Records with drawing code
-----
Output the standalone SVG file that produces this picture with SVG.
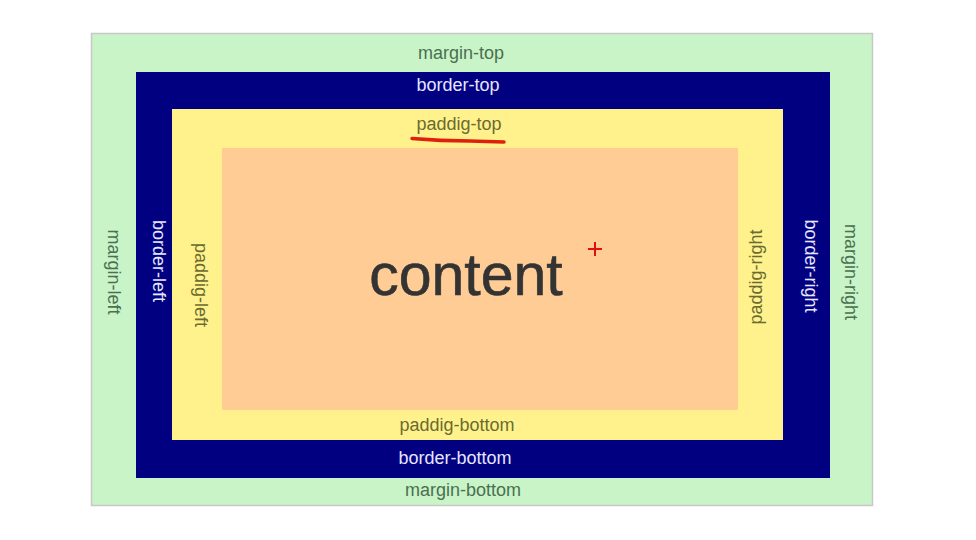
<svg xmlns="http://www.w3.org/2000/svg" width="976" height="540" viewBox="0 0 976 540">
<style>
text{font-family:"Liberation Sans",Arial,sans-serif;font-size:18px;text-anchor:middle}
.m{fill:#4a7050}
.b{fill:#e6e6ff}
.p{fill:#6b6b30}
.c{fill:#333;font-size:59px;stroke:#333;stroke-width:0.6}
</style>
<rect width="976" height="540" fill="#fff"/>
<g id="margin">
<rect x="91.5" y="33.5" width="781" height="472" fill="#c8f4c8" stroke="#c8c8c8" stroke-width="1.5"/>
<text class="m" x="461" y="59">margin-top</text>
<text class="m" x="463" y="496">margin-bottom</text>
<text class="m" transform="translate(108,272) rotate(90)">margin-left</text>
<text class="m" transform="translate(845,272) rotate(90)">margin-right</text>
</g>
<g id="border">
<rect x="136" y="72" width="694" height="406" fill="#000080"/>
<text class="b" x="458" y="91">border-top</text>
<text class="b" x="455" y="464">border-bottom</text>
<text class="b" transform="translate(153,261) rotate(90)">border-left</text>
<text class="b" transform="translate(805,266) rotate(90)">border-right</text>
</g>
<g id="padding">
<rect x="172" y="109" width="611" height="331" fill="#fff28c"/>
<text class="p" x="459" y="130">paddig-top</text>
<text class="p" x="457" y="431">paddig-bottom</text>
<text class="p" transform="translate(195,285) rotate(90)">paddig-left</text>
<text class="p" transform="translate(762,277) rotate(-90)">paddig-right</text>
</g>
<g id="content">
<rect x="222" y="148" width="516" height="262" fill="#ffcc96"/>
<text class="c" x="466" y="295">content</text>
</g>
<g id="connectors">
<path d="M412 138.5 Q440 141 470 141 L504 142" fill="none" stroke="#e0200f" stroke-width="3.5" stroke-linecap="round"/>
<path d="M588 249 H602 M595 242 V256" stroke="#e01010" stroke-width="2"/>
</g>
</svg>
-----
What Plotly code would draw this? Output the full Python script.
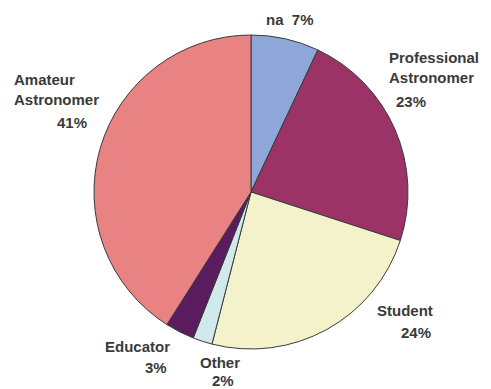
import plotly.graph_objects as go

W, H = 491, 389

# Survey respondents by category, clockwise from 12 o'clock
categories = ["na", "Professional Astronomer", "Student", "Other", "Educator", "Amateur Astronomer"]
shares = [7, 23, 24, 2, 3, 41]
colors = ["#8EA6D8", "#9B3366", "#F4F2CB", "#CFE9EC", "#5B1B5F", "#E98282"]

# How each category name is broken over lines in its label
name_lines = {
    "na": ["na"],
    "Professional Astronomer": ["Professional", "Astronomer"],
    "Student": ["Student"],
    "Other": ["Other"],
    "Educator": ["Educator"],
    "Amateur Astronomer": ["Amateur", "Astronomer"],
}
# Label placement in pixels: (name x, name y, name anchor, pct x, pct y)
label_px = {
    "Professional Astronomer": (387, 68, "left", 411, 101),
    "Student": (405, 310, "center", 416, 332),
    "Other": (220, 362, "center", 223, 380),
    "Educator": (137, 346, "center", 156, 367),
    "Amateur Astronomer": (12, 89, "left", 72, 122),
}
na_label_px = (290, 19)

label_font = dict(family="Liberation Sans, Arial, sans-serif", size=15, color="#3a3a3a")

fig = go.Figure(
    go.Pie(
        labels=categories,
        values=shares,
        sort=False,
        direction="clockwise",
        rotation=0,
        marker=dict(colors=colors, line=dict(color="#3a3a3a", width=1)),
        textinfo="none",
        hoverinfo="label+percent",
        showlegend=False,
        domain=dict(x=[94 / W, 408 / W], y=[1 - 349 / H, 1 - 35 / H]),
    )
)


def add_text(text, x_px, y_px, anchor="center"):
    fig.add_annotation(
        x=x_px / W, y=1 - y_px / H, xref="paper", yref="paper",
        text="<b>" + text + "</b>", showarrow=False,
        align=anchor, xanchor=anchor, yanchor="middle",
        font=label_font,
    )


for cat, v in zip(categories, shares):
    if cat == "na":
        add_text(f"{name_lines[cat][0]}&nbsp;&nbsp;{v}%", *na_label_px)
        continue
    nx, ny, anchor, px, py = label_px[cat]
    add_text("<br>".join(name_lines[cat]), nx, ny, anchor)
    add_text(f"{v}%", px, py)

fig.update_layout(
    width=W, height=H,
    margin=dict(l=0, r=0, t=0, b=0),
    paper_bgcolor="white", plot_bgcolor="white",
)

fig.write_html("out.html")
-----
▶ [Directive]:
Look above and copy only the lines from the one holding "What Plotly code" to the one holding "na_label_px = (290, 19)", both included, exactly, minus the pictures.

▶ [Task result]:
What Plotly code would draw this? Output the full Python script.
import plotly.graph_objects as go

W, H = 491, 389

# Survey respondents by category, clockwise from 12 o'clock
categories = ["na", "Professional Astronomer", "Student", "Other", "Educator", "Amateur Astronomer"]
shares = [7, 23, 24, 2, 3, 41]
colors = ["#8EA6D8", "#9B3366", "#F4F2CB", "#CFE9EC", "#5B1B5F", "#E98282"]

# How each category name is broken over lines in its label
name_lines = {
    "na": ["na"],
    "Professional Astronomer": ["Professional", "Astronomer"],
    "Student": ["Student"],
    "Other": ["Other"],
    "Educator": ["Educator"],
    "Amateur Astronomer": ["Amateur", "Astronomer"],
}
# Label placement in pixels: (name x, name y, name anchor, pct x, pct y)
label_px = {
    "Professional Astronomer": (387, 68, "left", 411, 101),
    "Student": (405, 310, "center", 416, 332),
    "Other": (220, 362, "center", 223, 380),
    "Educator": (137, 346, "center", 156, 367),
    "Amateur Astronomer": (12, 89, "left", 72, 122),
}
na_label_px = (290, 19)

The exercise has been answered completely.